**Aim of the exercise**
Leave out the pictures and retype only the lines from the opening line to the line that holds "-190.3, -195.3, -197];", both ends included.

___ Available data

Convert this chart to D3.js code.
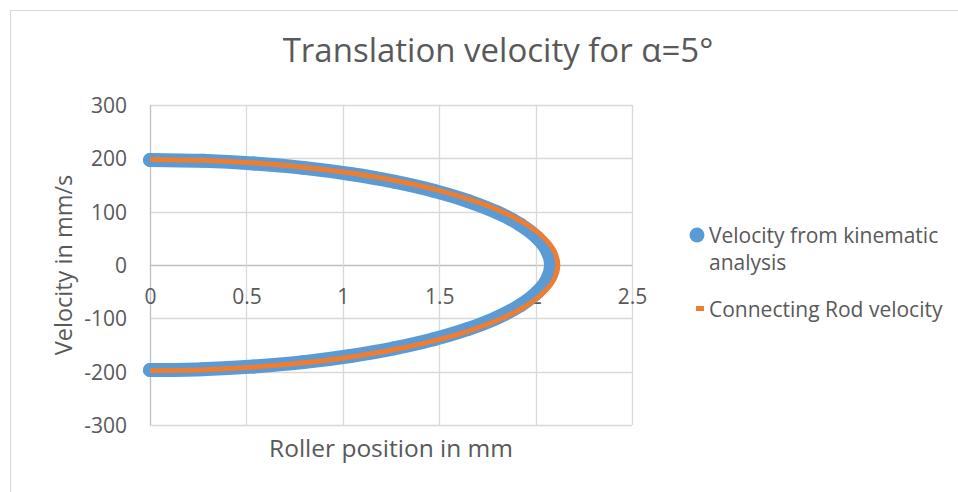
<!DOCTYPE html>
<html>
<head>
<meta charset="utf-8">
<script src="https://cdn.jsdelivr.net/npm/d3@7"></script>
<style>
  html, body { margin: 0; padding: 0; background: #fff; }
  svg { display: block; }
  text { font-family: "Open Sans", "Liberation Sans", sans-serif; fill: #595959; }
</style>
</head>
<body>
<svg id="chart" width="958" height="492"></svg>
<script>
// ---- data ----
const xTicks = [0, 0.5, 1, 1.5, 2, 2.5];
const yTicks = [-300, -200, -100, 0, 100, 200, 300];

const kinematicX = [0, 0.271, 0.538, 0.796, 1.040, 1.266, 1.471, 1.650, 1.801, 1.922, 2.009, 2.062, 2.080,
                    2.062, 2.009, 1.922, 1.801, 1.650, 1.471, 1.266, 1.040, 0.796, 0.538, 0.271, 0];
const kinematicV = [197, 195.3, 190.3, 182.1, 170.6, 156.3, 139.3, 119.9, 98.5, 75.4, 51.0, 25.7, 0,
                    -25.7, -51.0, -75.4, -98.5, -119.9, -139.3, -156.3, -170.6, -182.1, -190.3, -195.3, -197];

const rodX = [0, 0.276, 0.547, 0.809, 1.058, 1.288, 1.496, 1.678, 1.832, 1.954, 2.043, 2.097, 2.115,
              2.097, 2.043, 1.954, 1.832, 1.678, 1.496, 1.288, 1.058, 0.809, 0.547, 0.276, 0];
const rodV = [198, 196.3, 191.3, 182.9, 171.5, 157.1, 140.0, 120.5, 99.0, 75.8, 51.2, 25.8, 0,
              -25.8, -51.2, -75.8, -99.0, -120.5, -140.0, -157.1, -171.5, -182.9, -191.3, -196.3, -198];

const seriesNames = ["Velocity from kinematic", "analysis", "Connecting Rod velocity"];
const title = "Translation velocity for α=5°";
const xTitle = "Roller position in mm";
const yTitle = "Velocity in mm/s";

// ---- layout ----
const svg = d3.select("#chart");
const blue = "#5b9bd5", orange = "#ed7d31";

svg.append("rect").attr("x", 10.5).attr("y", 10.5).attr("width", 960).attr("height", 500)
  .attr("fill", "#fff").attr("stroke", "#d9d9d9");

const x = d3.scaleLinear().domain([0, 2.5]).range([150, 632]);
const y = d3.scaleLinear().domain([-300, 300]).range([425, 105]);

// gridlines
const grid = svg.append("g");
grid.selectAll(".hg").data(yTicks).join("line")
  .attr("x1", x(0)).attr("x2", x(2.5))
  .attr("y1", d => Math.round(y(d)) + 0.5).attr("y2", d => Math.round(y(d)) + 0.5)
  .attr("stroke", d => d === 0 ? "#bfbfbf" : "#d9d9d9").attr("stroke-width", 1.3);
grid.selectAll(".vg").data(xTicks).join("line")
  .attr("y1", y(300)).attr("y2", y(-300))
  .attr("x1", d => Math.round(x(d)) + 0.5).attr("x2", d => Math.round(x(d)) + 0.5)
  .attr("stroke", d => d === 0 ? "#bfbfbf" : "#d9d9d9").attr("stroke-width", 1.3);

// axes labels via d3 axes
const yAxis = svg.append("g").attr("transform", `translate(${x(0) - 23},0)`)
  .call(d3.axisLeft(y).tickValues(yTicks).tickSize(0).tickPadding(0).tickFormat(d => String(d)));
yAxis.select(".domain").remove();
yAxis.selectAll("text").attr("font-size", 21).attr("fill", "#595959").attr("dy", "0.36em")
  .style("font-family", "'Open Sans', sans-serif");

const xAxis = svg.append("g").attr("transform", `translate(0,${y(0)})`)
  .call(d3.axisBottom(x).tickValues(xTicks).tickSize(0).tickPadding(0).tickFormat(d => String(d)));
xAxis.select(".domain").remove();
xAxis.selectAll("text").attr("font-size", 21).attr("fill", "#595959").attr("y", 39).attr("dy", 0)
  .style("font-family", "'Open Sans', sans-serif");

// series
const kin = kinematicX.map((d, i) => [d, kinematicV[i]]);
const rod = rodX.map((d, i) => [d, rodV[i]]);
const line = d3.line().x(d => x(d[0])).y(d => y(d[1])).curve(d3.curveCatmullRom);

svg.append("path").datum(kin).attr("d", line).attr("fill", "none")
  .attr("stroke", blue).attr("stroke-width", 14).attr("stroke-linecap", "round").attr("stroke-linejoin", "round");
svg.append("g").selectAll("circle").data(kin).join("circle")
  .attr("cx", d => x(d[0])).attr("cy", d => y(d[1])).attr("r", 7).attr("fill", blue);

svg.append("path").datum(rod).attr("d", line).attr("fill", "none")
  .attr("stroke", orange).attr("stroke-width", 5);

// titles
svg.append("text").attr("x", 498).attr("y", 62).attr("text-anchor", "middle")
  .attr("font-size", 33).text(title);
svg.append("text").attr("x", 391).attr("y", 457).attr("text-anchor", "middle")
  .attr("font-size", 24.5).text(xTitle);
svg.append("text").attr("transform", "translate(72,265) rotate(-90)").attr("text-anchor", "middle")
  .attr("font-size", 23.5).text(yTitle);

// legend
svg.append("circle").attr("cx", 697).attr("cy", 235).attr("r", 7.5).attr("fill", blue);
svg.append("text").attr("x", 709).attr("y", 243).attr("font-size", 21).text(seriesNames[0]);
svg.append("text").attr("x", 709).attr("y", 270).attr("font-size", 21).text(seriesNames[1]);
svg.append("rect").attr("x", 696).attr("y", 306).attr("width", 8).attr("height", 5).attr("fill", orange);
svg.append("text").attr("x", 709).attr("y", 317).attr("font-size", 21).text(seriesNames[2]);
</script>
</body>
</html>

______

**Output below**
Convert this chart to D3.js code.
<!DOCTYPE html>
<html>
<head>
<meta charset="utf-8">
<script src="https://cdn.jsdelivr.net/npm/d3@7"></script>
<style>
  html, body { margin: 0; padding: 0; background: #fff; }
  svg { display: block; }
  text { font-family: "Open Sans", "Liberation Sans", sans-serif; fill: #595959; }
</style>
</head>
<body>
<svg id="chart" width="958" height="492"></svg>
<script>
// ---- data ----
const xTicks = [0, 0.5, 1, 1.5, 2, 2.5];
const yTicks = [-300, -200, -100, 0, 100, 200, 300];

const kinematicX = [0, 0.271, 0.538, 0.796, 1.040, 1.266, 1.471, 1.650, 1.801, 1.922, 2.009, 2.062, 2.080,
                    2.062, 2.009, 1.922, 1.801, 1.650, 1.471, 1.266, 1.040, 0.796, 0.538, 0.271, 0];
const kinematicV = [197, 195.3, 190.3, 182.1, 170.6, 156.3, 139.3, 119.9, 98.5, 75.4, 51.0, 25.7, 0,
                    -25.7, -51.0, -75.4, -98.5, -119.9, -139.3, -156.3, -170.6, -182.1, -190.3, -195.3, -197];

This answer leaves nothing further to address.